Приду туда, где умерла Ада, —
Прогулка в светлый май придет на ум.
– Помилуй боже! Сегодня вы в ударе! Да и не мудрено – на вас повлияли воспоминания о юности.
– О нет, это повлияли воспоминания о вине.
Опять вино отшельникам назло,
Закрыв мне двери в рай, придет на ум.
– Ха-ха-ха! Как удачно! – похвалил я; потом прочел сам:
Каабу – прочь! Бродягой стану я.
Кумирня – так и знай – придет на ум!
– Вот так сказано: «Каабу – прочь!» Неплохо! Мирза-сахиб, почему бы не начать этим стихотворение:
Каабу – прочь! Далекий край придет на ум
И путь к неверным невзначай придет на ум.

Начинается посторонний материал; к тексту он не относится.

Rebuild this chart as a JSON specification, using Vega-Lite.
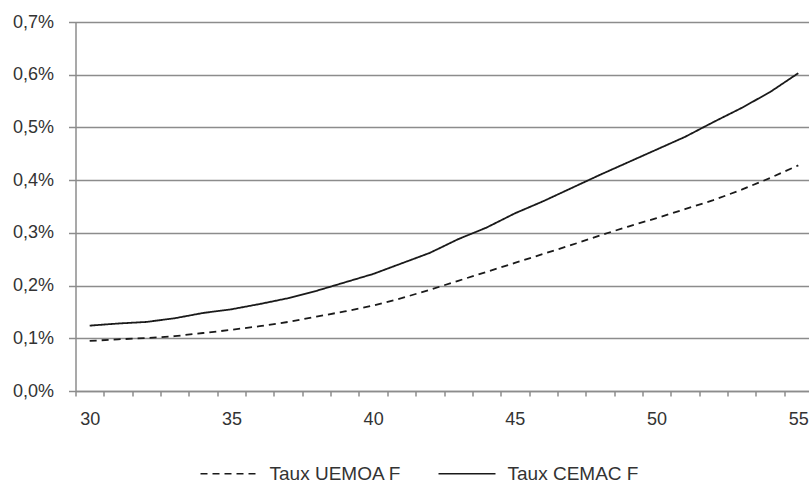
{
  "$schema": "https://vega.github.io/schema/vega-lite/v6.json",
  "width": 737,
  "height": 369,
  "autosize": {"type": "none"},
  "padding": {"left": 75.5, "top": 22, "right": 0, "bottom": 93},
  "background": "white",
  "config": {
    "view": {"stroke": null},
    "font": "Liberation Sans",
    "axis": {"labelFont": "Liberation Sans", "labelFontSize": 18, "labelColor": "#333333"},
    "legend": {"labelFont": "Liberation Sans", "labelFontSize": 19, "labelColor": "#333333"}
  },
  "data": {
    "values": [
      {"age": 30, "serie": "Taux UEMOA F", "taux": 0.095},
      {"age": 31, "serie": "Taux UEMOA F", "taux": 0.098},
      {"age": 32, "serie": "Taux UEMOA F", "taux": 0.1005},
      {"age": 33, "serie": "Taux UEMOA F", "taux": 0.104},
      {"age": 34, "serie": "Taux UEMOA F", "taux": 0.11},
      {"age": 35, "serie": "Taux UEMOA F", "taux": 0.116},
      {"age": 36, "serie": "Taux UEMOA F", "taux": 0.123},
      {"age": 37, "serie": "Taux UEMOA F", "taux": 0.131},
      {"age": 38, "serie": "Taux UEMOA F", "taux": 0.141},
      {"age": 39, "serie": "Taux UEMOA F", "taux": 0.151},
      {"age": 40, "serie": "Taux UEMOA F", "taux": 0.162},
      {"age": 41, "serie": "Taux UEMOA F", "taux": 0.176},
      {"age": 42, "serie": "Taux UEMOA F", "taux": 0.192},
      {"age": 43, "serie": "Taux UEMOA F", "taux": 0.209},
      {"age": 44, "serie": "Taux UEMOA F", "taux": 0.226},
      {"age": 45, "serie": "Taux UEMOA F", "taux": 0.243},
      {"age": 46, "serie": "Taux UEMOA F", "taux": 0.26},
      {"age": 47, "serie": "Taux UEMOA F", "taux": 0.277},
      {"age": 48, "serie": "Taux UEMOA F", "taux": 0.295},
      {"age": 49, "serie": "Taux UEMOA F", "taux": 0.312},
      {"age": 50, "serie": "Taux UEMOA F", "taux": 0.328},
      {"age": 51, "serie": "Taux UEMOA F", "taux": 0.345},
      {"age": 52, "serie": "Taux UEMOA F", "taux": 0.362},
      {"age": 53, "serie": "Taux UEMOA F", "taux": 0.382},
      {"age": 54, "serie": "Taux UEMOA F", "taux": 0.404},
      {"age": 55, "serie": "Taux UEMOA F", "taux": 0.428},
      {"age": 30, "serie": "Taux CEMAC F", "taux": 0.124},
      {"age": 31, "serie": "Taux CEMAC F", "taux": 0.128},
      {"age": 32, "serie": "Taux CEMAC F", "taux": 0.131},
      {"age": 33, "serie": "Taux CEMAC F", "taux": 0.138},
      {"age": 34, "serie": "Taux CEMAC F", "taux": 0.148},
      {"age": 35, "serie": "Taux CEMAC F", "taux": 0.155},
      {"age": 36, "serie": "Taux CEMAC F", "taux": 0.165},
      {"age": 37, "serie": "Taux CEMAC F", "taux": 0.176},
      {"age": 38, "serie": "Taux CEMAC F", "taux": 0.19},
      {"age": 39, "serie": "Taux CEMAC F", "taux": 0.206},
      {"age": 40, "serie": "Taux CEMAC F", "taux": 0.222},
      {"age": 41, "serie": "Taux CEMAC F", "taux": 0.242},
      {"age": 42, "serie": "Taux CEMAC F", "taux": 0.262},
      {"age": 43, "serie": "Taux CEMAC F", "taux": 0.288},
      {"age": 44, "serie": "Taux CEMAC F", "taux": 0.31},
      {"age": 45, "serie": "Taux CEMAC F", "taux": 0.337},
      {"age": 46, "serie": "Taux CEMAC F", "taux": 0.36},
      {"age": 47, "serie": "Taux CEMAC F", "taux": 0.385},
      {"age": 48, "serie": "Taux CEMAC F", "taux": 0.41},
      {"age": 49, "serie": "Taux CEMAC F", "taux": 0.434},
      {"age": 50, "serie": "Taux CEMAC F", "taux": 0.458},
      {"age": 51, "serie": "Taux CEMAC F", "taux": 0.482},
      {"age": 52, "serie": "Taux CEMAC F", "taux": 0.51},
      {"age": 53, "serie": "Taux CEMAC F", "taux": 0.537},
      {"age": 54, "serie": "Taux CEMAC F", "taux": 0.567},
      {"age": 55, "serie": "Taux CEMAC F", "taux": 0.603}
    ]
  },
  "mark": {"type": "line", "color": "#1a1a1a", "strokeWidth": 1.8, "clip": false},
  "encoding": {
    "x": {
      "field": "age",
      "type": "ordinal",
      "sort": "ascending",
      "scale": {"type": "band", "paddingInner": 0, "paddingOuter": 0},
      "axis": {
        "title": null,
        "labelAngle": 0,
        "tickBand": "extent",
        "tickSize": 5,
        "tickColor": "#8c8c8c",
        "tickWidth": 1.5,
        "domainColor": "#8c8c8c",
        "domainWidth": 1.5,
        "labelPadding": 14,
        "labelExpr": "datum.value % 5 === 0 ? '' + datum.value : ''",
        "grid": false
      }
    },
    "y": {
      "field": "taux",
      "type": "quantitative",
      "scale": {"domain": [0, 0.7], "nice": false},
      "axis": {
        "title": null,
        "values": [0, 0.1, 0.2, 0.3, 0.4, 0.5, 0.6, 0.7],
        "labelExpr": "replace(format(datum.value, '.1f'), '.', ',') + '%'",
        "tickSize": 7,
        "tickColor": "#8c8c8c",
        "tickWidth": 1.5,
        "domainColor": "#8c8c8c",
        "domainWidth": 1.5,
        "gridColor": "#8c8c8c",
        "gridWidth": 1.5,
        "labelPadding": 15
      }
    },
    "strokeDash": {
      "field": "serie",
      "type": "nominal",
      "scale": {"domain": ["Taux UEMOA F", "Taux CEMAC F"], "range": [[7, 5], [1, 0]]},
      "legend": {
        "title": null,
        "orient": "none",
        "direction": "horizontal",
        "legendX": 124,
        "legendY": 422,
        "symbolType": "stroke",
        "symbolSize": 3249,
        "symbolStrokeWidth": 1.6,
        "symbolStrokeColor": "#1a1a1a",
        "labelOffset": 11,
        "columnPadding": 33
      }
    }
  }
}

– Превосходно! – похвалил я.
– Или еще:
Мир – караван-сарай придет на ум,
Дорога птичьих стай придет на ум.
– Я и говорю, что вы сегодня в ударе, – сказал я. – Выслушайте отрывок из моего стихотворения, – а потом снова вернемся к вашей повести.
Пусть будут тучки, и вино, и свежий ветерок,
Но если юность не вернуть, какой мне в этом прок?
– Ах, Мирза-сахиб! Вы раните меня в самое сердце! Ладно, перехожу к своему рассказу.
– Так протекло несколько лет моей жизни у Ханум, – продолжала Умрао-джан. – За это время не случилось ничего достойного упоминания.
Впрочем, нет – кое-что вспомнила! День совершеннолетия Бисмиллы был отпразднован с большой пышностью.[52] Я с тех пор ни разу не видела столь роскошного празднества по случаю вступления девушки на стезю танцовщицы. Для торжества была построена большая беседка. Она вся сверкала и внутри и снаружи. Собрались городские танцовщицы и куртизанки, музыканты и певицы из каст дом и дхари,[53] бродячие кашмирские актеры. Пригласили известных танцовщиц из дальних мест; знаменитые певцы прибыли из самого Дели. Семь дней и ночей непрерывно звучали пение и музыка. И теперь еще вспоминают, как щедро одарила всех Ханум – ведь Бисмилла была ее единственной дочерью, так что ей все казалось мало. Как раз в то время наваб Чхаббан-сахиб получил наследство после своей бабки Умдатулхакан-бегам. Это был совсем юный отпрыск знатного рода. Бог ведает, каких только уловок не придумывала Ханум, чтобы вытянуть из него побольше денег. Так или иначе, бедняга попался – он истратил на это торжество не то двадцать пять, не то тридцать тысяч рупий, но зато, когда празднество кончилось, Бисмилла пошла к нему на содержание. Он был влюблен в нее до безумия.